# Directions
Starting with the first line of the data below, copy each line up to and including the one containing "const legendLabels = ['Endo', 'EE'];". Pictures stay out.

------------------------------------------------------------

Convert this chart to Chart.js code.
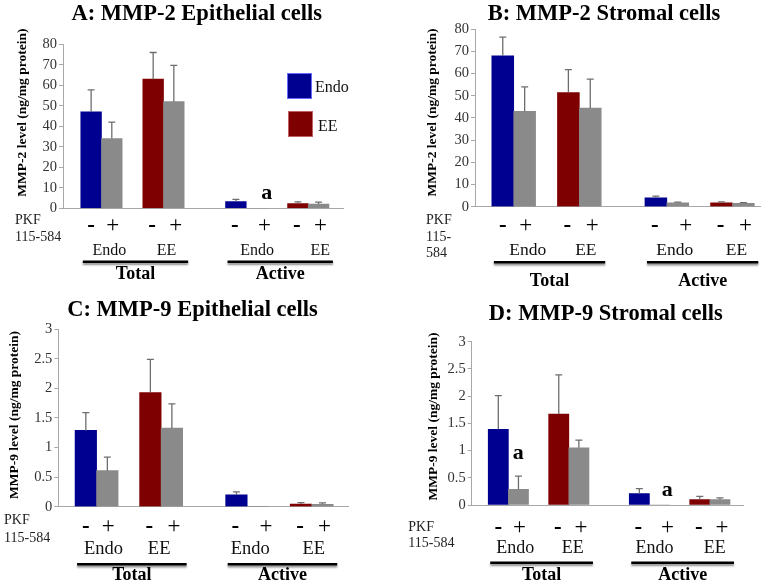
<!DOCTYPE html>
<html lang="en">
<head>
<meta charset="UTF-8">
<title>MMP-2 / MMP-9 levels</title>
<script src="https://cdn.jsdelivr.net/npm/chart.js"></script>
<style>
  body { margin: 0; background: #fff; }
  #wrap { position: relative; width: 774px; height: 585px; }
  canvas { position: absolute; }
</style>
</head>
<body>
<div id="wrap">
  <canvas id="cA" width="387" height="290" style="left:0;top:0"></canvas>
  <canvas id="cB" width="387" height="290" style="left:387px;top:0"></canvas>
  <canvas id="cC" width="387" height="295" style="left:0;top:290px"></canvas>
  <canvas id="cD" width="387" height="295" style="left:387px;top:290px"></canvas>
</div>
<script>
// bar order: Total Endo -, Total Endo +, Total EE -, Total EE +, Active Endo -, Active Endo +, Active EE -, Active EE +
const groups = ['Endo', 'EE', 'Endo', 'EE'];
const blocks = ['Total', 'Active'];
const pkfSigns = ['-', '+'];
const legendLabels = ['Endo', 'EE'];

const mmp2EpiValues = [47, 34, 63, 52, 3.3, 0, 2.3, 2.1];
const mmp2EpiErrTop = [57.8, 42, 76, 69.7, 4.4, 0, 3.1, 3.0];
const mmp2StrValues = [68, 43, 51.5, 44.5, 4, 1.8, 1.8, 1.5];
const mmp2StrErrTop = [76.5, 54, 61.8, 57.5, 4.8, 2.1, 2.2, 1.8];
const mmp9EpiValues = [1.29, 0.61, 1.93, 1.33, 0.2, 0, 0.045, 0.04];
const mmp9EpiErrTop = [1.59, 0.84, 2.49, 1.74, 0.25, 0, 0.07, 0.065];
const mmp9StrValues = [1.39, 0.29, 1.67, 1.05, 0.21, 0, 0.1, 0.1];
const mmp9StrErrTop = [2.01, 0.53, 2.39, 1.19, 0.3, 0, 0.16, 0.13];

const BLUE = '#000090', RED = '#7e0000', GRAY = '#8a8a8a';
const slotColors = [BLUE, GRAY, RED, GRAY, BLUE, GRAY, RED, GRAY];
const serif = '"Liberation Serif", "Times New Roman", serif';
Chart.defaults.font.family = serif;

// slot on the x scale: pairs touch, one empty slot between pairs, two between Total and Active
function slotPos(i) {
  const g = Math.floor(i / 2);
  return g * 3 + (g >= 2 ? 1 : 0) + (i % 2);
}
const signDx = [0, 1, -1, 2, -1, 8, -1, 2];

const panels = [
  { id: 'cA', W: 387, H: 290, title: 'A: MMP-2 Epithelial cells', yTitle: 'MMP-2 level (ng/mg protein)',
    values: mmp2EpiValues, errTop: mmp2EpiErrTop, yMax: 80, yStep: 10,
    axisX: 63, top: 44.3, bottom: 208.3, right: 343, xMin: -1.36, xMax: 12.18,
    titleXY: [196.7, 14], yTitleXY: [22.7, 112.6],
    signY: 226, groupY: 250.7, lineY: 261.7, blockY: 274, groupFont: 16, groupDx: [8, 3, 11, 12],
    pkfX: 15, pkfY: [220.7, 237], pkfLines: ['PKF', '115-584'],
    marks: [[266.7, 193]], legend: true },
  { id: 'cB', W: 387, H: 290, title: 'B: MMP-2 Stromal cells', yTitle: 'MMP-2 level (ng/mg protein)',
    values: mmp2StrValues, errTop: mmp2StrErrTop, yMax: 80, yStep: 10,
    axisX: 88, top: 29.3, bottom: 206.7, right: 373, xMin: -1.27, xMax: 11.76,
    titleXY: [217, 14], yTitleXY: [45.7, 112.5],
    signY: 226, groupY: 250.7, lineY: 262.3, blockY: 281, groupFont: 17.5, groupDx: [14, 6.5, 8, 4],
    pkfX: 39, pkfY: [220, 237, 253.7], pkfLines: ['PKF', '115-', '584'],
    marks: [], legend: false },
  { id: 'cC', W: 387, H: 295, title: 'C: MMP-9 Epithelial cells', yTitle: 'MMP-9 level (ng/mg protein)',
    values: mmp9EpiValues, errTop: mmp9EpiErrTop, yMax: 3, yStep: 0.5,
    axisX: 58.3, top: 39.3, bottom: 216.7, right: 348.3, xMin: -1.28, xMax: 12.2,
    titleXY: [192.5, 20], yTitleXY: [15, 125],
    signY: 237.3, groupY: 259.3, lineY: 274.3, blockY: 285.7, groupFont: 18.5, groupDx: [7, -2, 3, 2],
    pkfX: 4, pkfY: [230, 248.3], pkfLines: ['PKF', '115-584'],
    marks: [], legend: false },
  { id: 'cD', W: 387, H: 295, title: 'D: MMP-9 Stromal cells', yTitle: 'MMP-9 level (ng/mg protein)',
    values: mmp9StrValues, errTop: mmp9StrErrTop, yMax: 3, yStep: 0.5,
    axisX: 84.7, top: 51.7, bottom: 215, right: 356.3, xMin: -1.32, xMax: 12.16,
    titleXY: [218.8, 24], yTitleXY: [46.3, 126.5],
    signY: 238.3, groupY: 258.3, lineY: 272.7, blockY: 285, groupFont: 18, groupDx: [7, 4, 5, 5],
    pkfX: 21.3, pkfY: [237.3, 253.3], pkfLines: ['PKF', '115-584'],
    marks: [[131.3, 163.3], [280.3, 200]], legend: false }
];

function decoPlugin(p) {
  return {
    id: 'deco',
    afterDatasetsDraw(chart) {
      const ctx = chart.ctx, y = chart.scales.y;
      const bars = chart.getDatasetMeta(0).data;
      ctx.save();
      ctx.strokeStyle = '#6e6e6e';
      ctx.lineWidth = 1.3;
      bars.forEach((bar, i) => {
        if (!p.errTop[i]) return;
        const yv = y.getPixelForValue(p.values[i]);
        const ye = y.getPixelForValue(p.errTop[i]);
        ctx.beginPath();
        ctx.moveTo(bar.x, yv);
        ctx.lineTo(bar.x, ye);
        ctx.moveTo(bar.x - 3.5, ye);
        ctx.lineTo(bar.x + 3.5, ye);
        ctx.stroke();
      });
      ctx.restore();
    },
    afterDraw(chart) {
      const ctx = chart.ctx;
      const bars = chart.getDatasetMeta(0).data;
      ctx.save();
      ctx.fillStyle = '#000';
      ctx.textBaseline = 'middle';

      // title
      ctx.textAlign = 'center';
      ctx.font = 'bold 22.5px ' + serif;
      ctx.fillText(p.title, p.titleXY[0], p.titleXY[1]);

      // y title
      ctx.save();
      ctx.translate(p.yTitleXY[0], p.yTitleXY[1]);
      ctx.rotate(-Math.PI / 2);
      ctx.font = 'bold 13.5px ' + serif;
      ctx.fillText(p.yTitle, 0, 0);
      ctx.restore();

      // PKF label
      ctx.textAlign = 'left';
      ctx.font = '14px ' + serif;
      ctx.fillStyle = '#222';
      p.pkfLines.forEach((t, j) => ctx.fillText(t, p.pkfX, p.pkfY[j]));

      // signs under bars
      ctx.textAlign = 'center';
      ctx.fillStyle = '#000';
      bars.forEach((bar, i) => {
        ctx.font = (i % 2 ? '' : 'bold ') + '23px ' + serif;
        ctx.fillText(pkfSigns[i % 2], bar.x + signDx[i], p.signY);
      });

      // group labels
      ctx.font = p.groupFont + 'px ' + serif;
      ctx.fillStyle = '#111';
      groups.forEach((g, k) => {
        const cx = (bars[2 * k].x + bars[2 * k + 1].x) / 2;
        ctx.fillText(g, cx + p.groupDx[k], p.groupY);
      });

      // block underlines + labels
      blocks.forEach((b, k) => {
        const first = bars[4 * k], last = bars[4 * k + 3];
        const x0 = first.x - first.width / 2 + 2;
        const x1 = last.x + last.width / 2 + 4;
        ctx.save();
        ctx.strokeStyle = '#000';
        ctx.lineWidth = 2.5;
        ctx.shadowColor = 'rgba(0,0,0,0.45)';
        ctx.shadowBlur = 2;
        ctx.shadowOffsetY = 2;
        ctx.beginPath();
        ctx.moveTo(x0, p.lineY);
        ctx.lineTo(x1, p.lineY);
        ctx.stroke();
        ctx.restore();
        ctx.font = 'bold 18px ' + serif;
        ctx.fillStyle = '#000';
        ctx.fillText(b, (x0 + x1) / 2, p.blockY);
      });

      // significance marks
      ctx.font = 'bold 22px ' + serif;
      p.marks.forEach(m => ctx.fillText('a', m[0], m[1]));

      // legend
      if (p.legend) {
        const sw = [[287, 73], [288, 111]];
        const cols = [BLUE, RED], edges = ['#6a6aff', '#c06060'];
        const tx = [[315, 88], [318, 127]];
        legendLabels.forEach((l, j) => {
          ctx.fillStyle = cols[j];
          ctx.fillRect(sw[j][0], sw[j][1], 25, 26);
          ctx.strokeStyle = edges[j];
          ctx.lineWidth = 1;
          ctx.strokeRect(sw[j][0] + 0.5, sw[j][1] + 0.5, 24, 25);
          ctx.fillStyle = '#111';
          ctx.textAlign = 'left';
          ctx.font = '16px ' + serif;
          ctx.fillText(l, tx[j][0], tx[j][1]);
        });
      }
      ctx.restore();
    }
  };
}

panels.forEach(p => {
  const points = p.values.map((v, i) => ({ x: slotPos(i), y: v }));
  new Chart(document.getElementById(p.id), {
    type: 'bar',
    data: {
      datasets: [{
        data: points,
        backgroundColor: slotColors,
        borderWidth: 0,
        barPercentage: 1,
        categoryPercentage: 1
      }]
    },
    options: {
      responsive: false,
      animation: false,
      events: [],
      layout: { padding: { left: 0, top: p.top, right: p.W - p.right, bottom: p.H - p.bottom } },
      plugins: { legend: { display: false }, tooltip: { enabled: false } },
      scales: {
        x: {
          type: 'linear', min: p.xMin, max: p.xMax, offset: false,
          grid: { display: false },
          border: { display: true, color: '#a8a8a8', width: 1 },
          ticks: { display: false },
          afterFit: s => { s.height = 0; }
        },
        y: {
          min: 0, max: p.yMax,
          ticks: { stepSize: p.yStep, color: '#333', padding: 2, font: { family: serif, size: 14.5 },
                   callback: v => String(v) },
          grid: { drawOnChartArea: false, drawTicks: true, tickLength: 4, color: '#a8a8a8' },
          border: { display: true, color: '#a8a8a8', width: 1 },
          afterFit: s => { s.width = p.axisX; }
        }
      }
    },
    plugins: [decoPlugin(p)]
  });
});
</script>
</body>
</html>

------------------------------------------------------------

# Solved problem
Convert this chart to Chart.js code.
<!DOCTYPE html>
<html lang="en">
<head>
<meta charset="UTF-8">
<title>MMP-2 / MMP-9 levels</title>
<script src="https://cdn.jsdelivr.net/npm/chart.js"></script>
<style>
  body { margin: 0; background: #fff; }
  #wrap { position: relative; width: 774px; height: 585px; }
  canvas { position: absolute; }
</style>
</head>
<body>
<div id="wrap">
  <canvas id="cA" width="387" height="290" style="left:0;top:0"></canvas>
  <canvas id="cB" width="387" height="290" style="left:387px;top:0"></canvas>
  <canvas id="cC" width="387" height="295" style="left:0;top:290px"></canvas>
  <canvas id="cD" width="387" height="295" style="left:387px;top:290px"></canvas>
</div>
<script>
// bar order: Total Endo -, Total Endo +, Total EE -, Total EE +, Active Endo -, Active Endo +, Active EE -, Active EE +
const groups = ['Endo', 'EE', 'Endo', 'EE'];
const blocks = ['Total', 'Active'];
const pkfSigns = ['-', '+'];
const legendLabels = ['Endo', 'EE'];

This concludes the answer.